● DATA FOR THIS TASK:
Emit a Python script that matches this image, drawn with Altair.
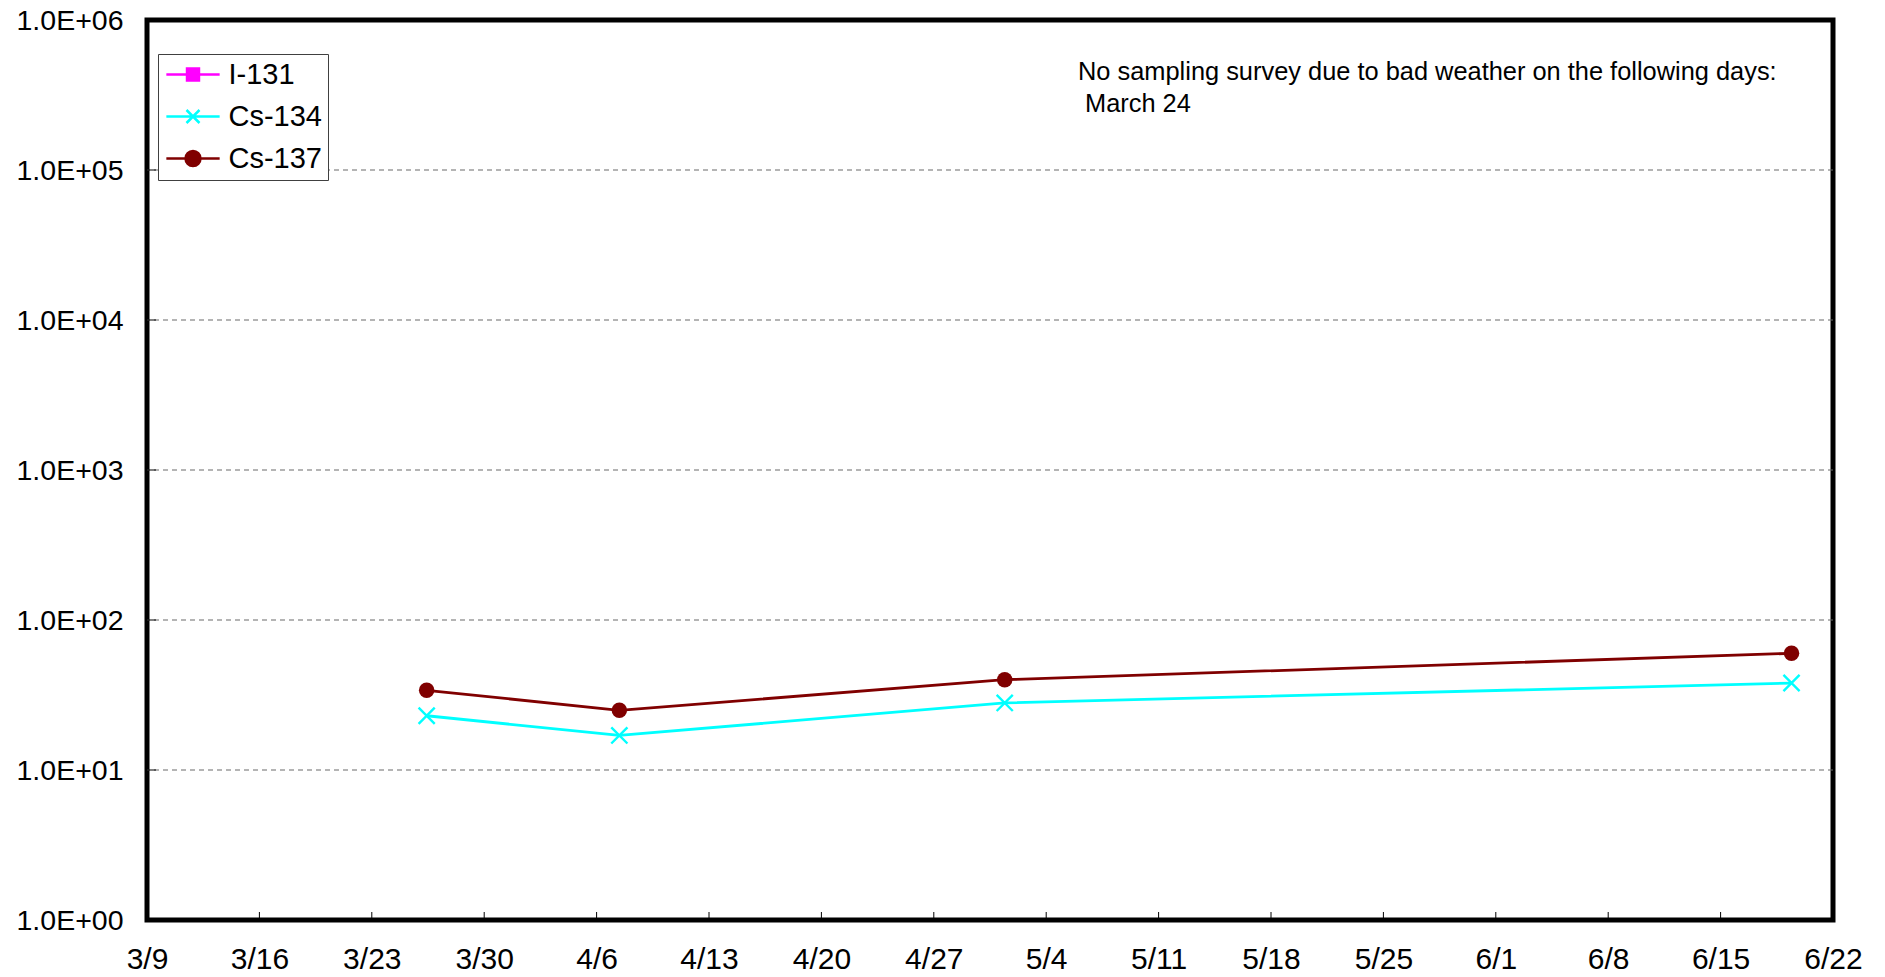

==

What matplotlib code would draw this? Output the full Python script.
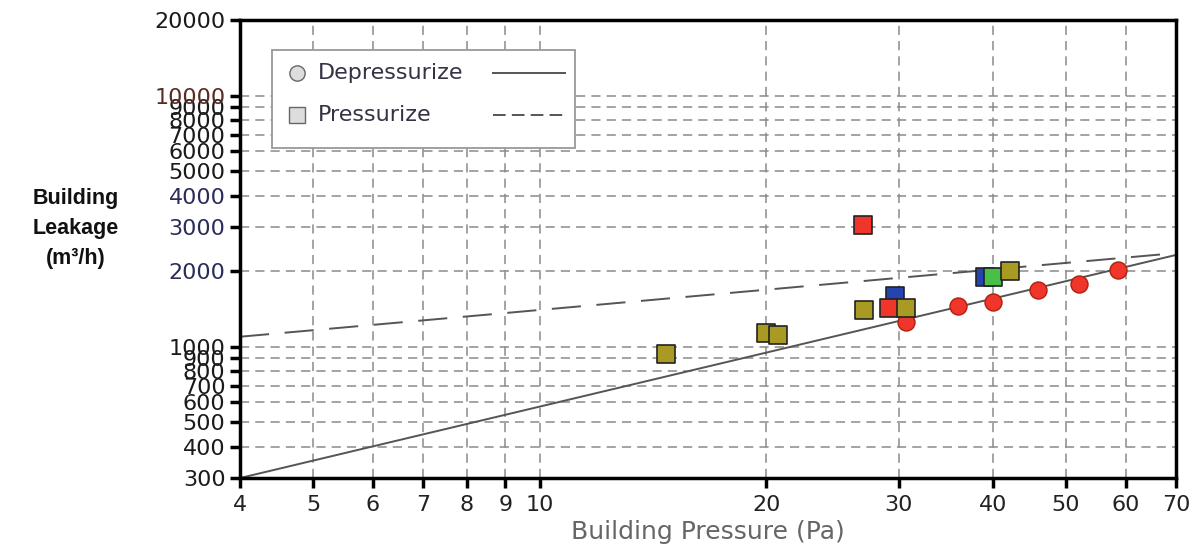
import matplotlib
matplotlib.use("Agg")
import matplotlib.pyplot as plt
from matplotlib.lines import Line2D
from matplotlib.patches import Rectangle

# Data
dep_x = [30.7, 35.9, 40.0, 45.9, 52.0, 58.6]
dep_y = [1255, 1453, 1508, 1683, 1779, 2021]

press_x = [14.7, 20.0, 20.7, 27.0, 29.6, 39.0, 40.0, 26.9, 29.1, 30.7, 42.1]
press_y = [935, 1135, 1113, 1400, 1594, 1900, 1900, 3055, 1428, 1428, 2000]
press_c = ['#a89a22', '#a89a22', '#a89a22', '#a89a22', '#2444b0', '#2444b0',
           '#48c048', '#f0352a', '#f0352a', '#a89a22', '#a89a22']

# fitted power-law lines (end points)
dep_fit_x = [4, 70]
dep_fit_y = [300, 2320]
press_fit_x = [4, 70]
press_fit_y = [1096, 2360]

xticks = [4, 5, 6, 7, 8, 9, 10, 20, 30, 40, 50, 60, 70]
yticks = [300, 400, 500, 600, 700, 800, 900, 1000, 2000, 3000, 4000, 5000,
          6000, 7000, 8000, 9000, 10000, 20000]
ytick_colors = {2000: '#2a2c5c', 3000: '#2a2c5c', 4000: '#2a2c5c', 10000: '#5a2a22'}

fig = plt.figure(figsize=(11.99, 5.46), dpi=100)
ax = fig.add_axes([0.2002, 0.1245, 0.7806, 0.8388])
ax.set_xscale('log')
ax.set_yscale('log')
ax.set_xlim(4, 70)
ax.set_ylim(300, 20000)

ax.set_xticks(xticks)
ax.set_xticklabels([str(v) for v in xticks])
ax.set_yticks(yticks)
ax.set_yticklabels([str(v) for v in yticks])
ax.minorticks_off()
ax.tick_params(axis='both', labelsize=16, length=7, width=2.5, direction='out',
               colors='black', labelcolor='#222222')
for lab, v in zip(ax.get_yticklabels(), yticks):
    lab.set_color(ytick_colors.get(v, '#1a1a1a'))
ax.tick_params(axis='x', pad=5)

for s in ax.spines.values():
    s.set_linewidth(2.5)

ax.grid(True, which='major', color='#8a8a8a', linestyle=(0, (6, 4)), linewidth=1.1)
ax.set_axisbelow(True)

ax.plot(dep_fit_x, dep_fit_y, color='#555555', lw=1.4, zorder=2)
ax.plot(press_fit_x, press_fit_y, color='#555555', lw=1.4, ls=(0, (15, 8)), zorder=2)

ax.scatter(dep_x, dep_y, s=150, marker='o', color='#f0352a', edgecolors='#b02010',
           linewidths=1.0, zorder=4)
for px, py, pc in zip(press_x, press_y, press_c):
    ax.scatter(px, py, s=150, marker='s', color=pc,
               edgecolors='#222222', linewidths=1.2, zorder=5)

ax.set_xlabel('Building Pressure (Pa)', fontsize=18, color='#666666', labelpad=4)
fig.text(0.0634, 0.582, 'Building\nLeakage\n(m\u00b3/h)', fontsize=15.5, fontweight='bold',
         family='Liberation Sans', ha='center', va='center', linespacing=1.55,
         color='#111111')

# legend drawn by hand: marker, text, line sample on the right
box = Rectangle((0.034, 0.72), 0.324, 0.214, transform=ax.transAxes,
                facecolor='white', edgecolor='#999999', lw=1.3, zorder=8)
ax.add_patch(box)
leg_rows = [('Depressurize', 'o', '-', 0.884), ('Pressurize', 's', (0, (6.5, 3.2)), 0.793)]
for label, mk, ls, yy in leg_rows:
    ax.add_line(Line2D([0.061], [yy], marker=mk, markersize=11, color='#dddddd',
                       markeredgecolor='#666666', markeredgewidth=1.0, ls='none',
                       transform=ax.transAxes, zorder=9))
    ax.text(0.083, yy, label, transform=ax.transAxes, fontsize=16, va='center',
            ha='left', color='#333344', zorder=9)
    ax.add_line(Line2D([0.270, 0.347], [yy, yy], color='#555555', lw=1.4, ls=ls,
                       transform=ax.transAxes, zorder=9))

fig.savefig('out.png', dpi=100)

---

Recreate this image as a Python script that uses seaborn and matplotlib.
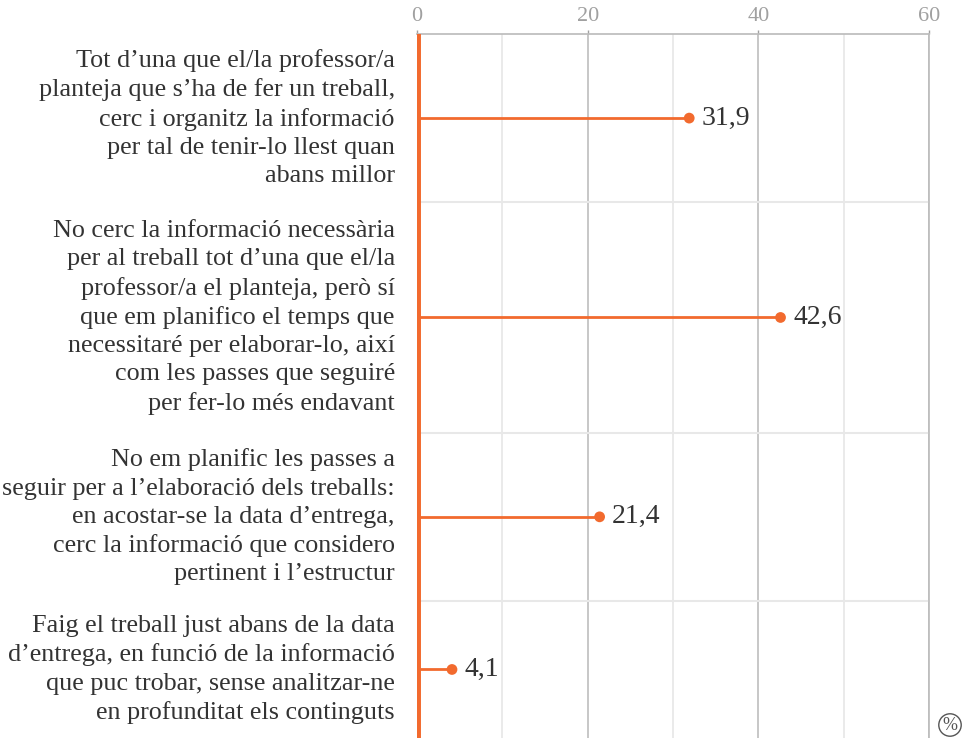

● GIVEN INSTRUCTION: Start at the line above containing "What matplotlib code" and stop at the line containing "dep_y = [1255, 1453, 1508, 1683, 1779, 2021]": print those lines and everything between them exactly, but not the pictures.

● RESULT FOR THIS EXERCISE:
What matplotlib code would draw this? Output the full Python script.
import matplotlib
matplotlib.use("Agg")
import matplotlib.pyplot as plt
from matplotlib.lines import Line2D
from matplotlib.patches import Rectangle

# Data
dep_x = [30.7, 35.9, 40.0, 45.9, 52.0, 58.6]
dep_y = [1255, 1453, 1508, 1683, 1779, 2021]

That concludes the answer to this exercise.